How I Could Have Improved the Value of What I Learned
After reflecting on my experience, I understood that even the medical field has problems. This contradicted my first impression of how excellent the sector was at providing equal and transparent services to all individuals. I realized that elderly patients were always dull and incorporative because they did not receive the attention or treatment they felt they required or were treated unfairly, with the impression that their health issues were not taken seriously by health professionals due to prejudice. Older persons who encountered prejudice were more likely to have poorer health, incur economic difficulties, and be dissatisfied with their care than those who did not.
I believe that my engagement with the patients and trying to have their opinions and thoughts helped in realize that the patients were not treated fairly as per their expectations. The interaction created my awareness of the clinicians’ attitudes towards the aged and sparked concerns about the causes of such discrimination for improvement. According to one of the patients, the clinicians did not regard their health as important due to their age.
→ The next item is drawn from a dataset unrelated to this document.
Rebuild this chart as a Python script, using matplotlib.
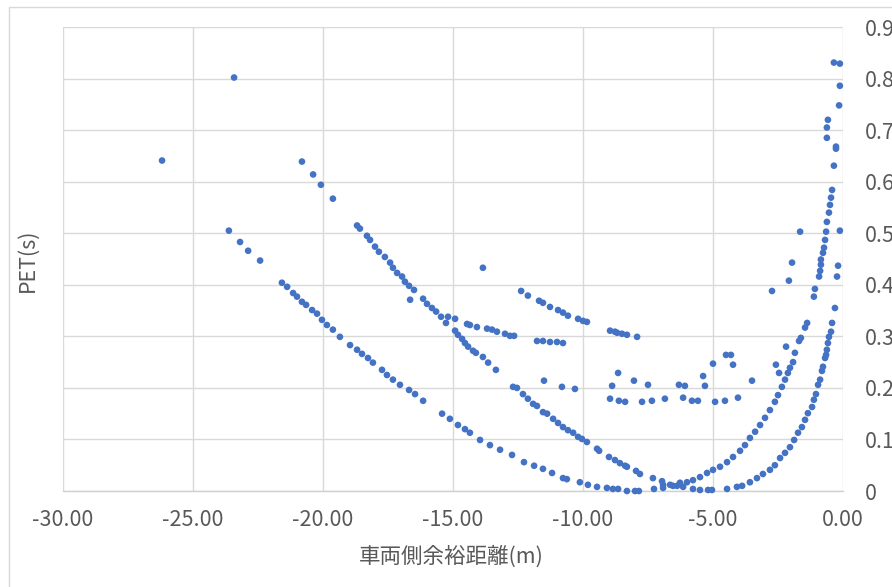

With their expressions and embedded experience in mind, I was convinced that the medical field did not have much concern for the aged. However, I was concerned about knowing the patients’ problems rather than ways of improving them. My weakness in not finding the solution to their problem gave me a purpose and urged me to find better solutions to such discrimination. Therefore, I learned that to eradicate discrimination in the medical field, we must ensure we create a good rapport between clinicians and patients.
Conclusion
Fighting prejudice in the health care system is critical to improving health equity. Given that older individuals consume significantly more healthcare services than younger people and that the population is rapidly aging, tackling prejudice in healthcare settings is particularly critical for older people. Ending healthcare prejudice begins with acknowledging it and then actively working to deconstruct it. As a result, my future step in eradicating prejudice in the medical industry will be to encourage openness and accountability by recognizing instances of discrimination and publicly publishing discrimination data. I am convinced that with the interacting skills I have acquired and the patient-doctor relation, better service and only be provided where two interact freely and willingly. My action will be to create diversity and eradicate the barriers that make clinicians discriminate against aged patients to enhance equity.